§ **Records shown**:
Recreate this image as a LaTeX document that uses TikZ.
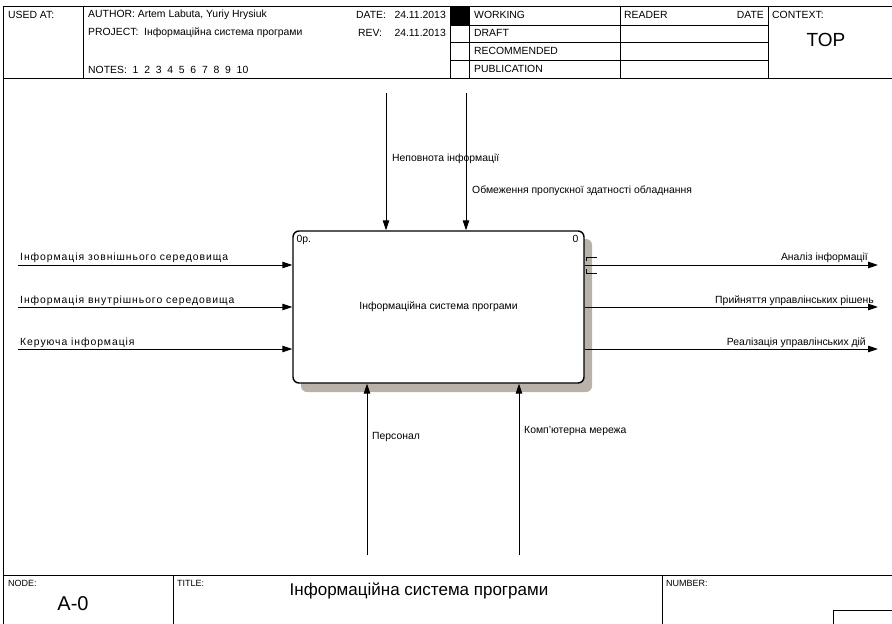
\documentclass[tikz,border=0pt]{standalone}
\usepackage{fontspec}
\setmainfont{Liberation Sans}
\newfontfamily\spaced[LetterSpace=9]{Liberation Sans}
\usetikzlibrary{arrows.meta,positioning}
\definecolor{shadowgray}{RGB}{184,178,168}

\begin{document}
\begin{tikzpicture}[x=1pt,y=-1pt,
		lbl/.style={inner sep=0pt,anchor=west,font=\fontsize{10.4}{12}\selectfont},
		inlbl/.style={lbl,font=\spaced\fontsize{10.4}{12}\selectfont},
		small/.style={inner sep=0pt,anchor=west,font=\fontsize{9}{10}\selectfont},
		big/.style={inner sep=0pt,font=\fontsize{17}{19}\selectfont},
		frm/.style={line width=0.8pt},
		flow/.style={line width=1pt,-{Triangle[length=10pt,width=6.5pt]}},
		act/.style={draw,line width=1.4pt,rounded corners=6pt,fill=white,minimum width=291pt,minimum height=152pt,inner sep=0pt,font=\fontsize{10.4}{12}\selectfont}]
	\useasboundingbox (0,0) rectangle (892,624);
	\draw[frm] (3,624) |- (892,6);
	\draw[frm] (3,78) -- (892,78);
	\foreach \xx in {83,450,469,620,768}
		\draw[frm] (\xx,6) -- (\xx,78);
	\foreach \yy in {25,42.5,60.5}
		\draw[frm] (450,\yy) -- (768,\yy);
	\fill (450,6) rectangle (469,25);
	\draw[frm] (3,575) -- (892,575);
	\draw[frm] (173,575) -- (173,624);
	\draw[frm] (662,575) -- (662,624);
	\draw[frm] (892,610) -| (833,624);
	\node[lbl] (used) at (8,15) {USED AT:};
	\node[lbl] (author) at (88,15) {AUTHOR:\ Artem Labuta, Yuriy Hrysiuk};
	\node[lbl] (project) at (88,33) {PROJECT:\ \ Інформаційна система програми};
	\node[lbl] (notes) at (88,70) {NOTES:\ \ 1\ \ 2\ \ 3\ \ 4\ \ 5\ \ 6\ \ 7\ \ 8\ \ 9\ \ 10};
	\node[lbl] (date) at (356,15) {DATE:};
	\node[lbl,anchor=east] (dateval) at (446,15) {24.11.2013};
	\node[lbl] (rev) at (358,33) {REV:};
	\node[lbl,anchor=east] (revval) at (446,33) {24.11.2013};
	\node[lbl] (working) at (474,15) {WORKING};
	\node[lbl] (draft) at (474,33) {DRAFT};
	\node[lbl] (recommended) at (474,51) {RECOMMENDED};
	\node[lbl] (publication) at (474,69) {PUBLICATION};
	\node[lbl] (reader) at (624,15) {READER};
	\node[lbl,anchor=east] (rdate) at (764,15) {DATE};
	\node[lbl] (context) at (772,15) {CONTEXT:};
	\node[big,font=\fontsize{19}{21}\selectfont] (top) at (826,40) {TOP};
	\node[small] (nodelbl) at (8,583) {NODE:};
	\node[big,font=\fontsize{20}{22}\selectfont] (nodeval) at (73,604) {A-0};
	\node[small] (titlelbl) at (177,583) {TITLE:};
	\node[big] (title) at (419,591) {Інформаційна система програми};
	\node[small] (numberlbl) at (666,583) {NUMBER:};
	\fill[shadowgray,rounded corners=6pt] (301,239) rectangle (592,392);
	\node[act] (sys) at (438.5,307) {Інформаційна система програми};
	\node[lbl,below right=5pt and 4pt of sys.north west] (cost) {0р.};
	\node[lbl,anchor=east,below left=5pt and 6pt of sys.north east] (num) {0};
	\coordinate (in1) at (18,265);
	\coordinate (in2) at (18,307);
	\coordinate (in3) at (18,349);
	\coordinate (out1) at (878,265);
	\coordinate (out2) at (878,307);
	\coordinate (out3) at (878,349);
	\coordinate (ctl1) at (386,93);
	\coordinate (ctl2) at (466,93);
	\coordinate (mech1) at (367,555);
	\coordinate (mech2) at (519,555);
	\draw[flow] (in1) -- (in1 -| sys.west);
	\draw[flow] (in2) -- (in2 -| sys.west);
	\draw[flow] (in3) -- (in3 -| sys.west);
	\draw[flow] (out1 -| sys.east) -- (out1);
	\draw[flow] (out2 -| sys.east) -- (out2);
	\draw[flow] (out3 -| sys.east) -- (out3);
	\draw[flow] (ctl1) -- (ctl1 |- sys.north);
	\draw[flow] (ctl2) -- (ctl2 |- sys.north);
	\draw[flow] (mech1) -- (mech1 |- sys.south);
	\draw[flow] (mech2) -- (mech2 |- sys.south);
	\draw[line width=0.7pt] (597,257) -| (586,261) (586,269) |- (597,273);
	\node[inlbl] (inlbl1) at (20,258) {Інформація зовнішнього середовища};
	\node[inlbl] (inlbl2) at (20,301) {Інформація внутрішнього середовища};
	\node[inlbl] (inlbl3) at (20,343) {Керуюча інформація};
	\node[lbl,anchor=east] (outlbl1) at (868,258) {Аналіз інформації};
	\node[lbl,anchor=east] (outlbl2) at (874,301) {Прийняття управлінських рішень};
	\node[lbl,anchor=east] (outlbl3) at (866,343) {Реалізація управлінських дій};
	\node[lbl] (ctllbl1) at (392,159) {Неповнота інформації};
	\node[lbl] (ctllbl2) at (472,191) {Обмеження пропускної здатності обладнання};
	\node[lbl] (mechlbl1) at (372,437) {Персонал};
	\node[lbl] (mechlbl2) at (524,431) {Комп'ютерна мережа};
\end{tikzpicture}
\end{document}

---

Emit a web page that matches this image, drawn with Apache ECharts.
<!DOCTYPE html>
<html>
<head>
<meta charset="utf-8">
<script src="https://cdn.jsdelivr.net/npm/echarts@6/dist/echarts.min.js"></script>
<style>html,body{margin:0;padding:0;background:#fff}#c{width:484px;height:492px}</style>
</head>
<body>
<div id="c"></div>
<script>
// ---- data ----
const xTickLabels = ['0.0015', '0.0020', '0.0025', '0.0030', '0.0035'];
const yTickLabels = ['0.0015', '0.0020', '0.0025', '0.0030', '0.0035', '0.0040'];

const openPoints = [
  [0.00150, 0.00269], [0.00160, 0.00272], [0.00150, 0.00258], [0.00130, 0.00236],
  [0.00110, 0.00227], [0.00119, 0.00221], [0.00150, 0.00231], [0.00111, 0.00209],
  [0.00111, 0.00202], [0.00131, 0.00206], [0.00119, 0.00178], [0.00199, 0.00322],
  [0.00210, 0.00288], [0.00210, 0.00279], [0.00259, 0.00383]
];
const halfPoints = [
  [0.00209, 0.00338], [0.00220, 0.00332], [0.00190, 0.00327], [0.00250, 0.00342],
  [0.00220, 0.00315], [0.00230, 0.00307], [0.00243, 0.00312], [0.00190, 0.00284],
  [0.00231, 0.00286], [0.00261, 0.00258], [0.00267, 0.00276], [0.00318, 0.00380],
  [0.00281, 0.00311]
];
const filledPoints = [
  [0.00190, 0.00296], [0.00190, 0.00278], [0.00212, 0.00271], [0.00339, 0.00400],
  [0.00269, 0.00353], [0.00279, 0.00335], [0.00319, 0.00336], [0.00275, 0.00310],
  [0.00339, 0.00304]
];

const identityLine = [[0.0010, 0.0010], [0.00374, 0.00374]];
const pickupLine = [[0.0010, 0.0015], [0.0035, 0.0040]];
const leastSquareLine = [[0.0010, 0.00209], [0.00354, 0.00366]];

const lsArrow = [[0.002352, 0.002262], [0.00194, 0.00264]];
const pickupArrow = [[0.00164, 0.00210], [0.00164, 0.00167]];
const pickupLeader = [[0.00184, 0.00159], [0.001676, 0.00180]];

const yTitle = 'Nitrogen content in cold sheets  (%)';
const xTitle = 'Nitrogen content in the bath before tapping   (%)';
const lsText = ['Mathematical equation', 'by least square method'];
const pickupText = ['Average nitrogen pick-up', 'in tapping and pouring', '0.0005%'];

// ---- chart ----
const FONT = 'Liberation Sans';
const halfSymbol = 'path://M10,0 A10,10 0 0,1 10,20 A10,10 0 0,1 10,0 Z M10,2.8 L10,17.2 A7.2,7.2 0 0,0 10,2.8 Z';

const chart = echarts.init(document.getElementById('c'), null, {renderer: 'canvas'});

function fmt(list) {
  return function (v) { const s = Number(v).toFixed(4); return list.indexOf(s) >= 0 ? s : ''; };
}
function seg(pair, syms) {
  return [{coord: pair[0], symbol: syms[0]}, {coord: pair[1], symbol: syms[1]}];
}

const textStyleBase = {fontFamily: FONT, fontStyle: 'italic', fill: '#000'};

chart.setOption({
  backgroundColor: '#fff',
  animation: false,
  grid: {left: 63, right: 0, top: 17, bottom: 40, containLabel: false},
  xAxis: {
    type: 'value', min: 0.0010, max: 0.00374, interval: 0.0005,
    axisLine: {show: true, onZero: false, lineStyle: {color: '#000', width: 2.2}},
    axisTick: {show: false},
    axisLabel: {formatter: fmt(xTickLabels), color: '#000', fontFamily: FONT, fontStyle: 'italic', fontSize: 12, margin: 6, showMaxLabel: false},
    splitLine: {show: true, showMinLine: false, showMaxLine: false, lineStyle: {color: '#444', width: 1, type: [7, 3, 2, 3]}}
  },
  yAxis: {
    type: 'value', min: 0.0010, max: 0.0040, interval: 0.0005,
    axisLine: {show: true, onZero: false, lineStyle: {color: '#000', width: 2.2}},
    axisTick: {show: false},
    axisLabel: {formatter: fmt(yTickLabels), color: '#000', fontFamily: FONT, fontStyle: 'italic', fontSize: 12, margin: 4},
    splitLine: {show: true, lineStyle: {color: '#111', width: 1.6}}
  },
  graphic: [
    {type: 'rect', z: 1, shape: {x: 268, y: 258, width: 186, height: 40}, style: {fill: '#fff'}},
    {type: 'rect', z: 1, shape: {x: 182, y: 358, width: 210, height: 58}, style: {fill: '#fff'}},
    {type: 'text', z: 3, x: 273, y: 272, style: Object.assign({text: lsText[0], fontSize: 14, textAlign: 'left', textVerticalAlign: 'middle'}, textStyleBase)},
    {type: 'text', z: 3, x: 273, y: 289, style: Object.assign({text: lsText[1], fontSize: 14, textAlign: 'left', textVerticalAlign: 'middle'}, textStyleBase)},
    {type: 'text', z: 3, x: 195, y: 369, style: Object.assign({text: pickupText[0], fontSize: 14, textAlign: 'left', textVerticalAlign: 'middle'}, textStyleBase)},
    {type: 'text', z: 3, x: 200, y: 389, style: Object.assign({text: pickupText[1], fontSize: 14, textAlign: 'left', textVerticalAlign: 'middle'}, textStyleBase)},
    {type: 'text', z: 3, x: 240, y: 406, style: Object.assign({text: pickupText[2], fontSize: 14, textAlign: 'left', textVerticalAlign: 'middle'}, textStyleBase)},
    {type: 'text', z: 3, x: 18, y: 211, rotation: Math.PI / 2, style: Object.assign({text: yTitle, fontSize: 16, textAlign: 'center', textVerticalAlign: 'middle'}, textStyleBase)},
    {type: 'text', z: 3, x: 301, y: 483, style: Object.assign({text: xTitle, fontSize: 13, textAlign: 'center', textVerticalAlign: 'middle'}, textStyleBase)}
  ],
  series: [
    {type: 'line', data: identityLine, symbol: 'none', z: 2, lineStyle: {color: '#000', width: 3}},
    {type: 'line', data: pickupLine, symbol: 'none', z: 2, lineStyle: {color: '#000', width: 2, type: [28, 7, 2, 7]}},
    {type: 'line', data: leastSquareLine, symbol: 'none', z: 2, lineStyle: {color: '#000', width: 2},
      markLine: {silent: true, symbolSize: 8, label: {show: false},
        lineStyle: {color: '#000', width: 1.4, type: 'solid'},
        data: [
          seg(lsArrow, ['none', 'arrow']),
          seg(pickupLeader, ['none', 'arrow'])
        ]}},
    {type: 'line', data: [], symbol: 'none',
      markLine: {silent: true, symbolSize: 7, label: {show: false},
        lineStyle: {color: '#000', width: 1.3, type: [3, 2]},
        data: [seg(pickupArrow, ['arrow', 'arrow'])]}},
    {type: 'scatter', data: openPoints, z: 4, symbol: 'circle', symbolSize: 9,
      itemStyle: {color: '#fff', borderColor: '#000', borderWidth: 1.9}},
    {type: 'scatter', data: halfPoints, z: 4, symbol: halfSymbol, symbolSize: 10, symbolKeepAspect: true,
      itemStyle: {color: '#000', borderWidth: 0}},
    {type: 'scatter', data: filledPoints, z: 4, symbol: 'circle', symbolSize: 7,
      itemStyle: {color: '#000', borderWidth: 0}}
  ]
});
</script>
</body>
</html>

---

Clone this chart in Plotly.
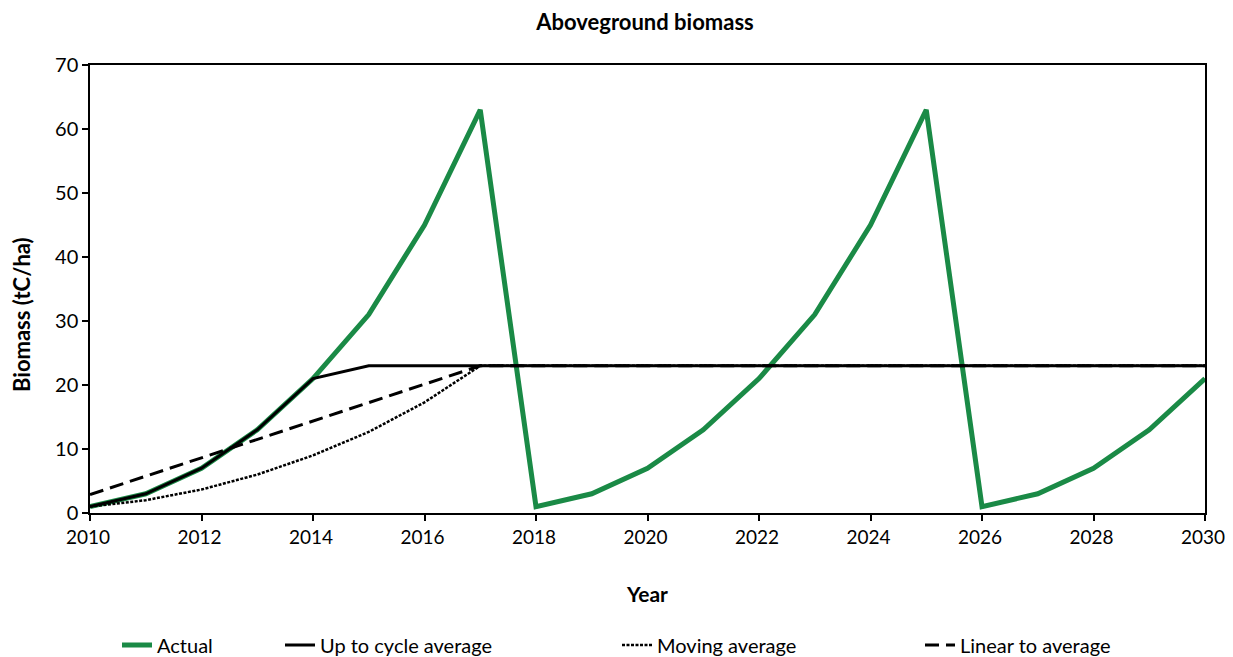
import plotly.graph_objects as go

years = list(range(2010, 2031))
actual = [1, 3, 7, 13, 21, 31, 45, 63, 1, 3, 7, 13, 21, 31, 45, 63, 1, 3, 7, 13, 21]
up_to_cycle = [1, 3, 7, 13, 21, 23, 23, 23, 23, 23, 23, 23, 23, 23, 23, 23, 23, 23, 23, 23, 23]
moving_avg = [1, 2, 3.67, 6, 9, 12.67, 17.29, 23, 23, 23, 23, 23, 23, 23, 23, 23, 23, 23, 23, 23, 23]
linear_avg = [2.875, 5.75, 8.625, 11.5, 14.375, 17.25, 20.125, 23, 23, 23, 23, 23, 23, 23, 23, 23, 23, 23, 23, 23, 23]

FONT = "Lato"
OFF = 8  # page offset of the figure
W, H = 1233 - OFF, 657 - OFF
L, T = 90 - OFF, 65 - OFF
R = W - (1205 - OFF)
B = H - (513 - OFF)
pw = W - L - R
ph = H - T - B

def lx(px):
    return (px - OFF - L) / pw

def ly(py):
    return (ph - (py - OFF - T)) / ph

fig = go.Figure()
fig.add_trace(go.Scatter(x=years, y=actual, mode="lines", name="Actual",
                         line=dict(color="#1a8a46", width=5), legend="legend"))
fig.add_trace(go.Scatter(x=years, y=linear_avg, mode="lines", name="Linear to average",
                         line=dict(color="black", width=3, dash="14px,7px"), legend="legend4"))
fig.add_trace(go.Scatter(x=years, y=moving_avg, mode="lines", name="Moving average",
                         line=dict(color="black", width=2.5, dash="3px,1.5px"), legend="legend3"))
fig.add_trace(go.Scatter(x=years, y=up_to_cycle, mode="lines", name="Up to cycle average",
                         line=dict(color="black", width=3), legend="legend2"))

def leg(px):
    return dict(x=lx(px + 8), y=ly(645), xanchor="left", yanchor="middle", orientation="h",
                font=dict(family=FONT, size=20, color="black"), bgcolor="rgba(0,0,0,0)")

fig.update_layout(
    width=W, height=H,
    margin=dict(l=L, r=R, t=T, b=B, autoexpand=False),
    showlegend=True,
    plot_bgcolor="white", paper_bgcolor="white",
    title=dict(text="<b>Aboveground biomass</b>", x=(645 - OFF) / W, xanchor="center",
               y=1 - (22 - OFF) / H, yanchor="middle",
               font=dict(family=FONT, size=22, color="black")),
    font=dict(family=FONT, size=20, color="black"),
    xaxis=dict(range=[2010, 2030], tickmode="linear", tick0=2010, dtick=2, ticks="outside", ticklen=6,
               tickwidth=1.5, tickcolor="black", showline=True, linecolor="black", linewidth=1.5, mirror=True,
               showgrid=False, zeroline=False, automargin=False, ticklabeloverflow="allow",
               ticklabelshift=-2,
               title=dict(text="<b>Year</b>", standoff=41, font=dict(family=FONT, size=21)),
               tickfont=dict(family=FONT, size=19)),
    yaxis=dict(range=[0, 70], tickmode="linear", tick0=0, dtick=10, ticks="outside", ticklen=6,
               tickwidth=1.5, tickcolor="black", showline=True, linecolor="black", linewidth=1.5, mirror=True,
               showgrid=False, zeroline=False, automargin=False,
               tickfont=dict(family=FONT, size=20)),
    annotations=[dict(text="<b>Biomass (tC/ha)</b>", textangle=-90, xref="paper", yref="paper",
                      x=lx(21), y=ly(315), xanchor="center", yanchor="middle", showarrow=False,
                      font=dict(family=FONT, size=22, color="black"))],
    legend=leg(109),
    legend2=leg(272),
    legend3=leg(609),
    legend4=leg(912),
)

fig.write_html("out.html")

§ **Short exercise**:
Write down exactly what the lines above say, from the line holding "Clone this chart in Plotly." through the line holding "return (ph - (py - OFF - T)) / ph", and nothing more. Do not copy the pictures.

§ **Result for this task**:
Clone this chart in Plotly.
import plotly.graph_objects as go

years = list(range(2010, 2031))
actual = [1, 3, 7, 13, 21, 31, 45, 63, 1, 3, 7, 13, 21, 31, 45, 63, 1, 3, 7, 13, 21]
up_to_cycle = [1, 3, 7, 13, 21, 23, 23, 23, 23, 23, 23, 23, 23, 23, 23, 23, 23, 23, 23, 23, 23]
moving_avg = [1, 2, 3.67, 6, 9, 12.67, 17.29, 23, 23, 23, 23, 23, 23, 23, 23, 23, 23, 23, 23, 23, 23]
linear_avg = [2.875, 5.75, 8.625, 11.5, 14.375, 17.25, 20.125, 23, 23, 23, 23, 23, 23, 23, 23, 23, 23, 23, 23, 23, 23]

FONT = "Lato"
OFF = 8  # page offset of the figure
W, H = 1233 - OFF, 657 - OFF
L, T = 90 - OFF, 65 - OFF
R = W - (1205 - OFF)
B = H - (513 - OFF)
pw = W - L - R
ph = H - T - B

def lx(px):
    return (px - OFF - L) / pw

def ly(py):
    return (ph - (py - OFF - T)) / ph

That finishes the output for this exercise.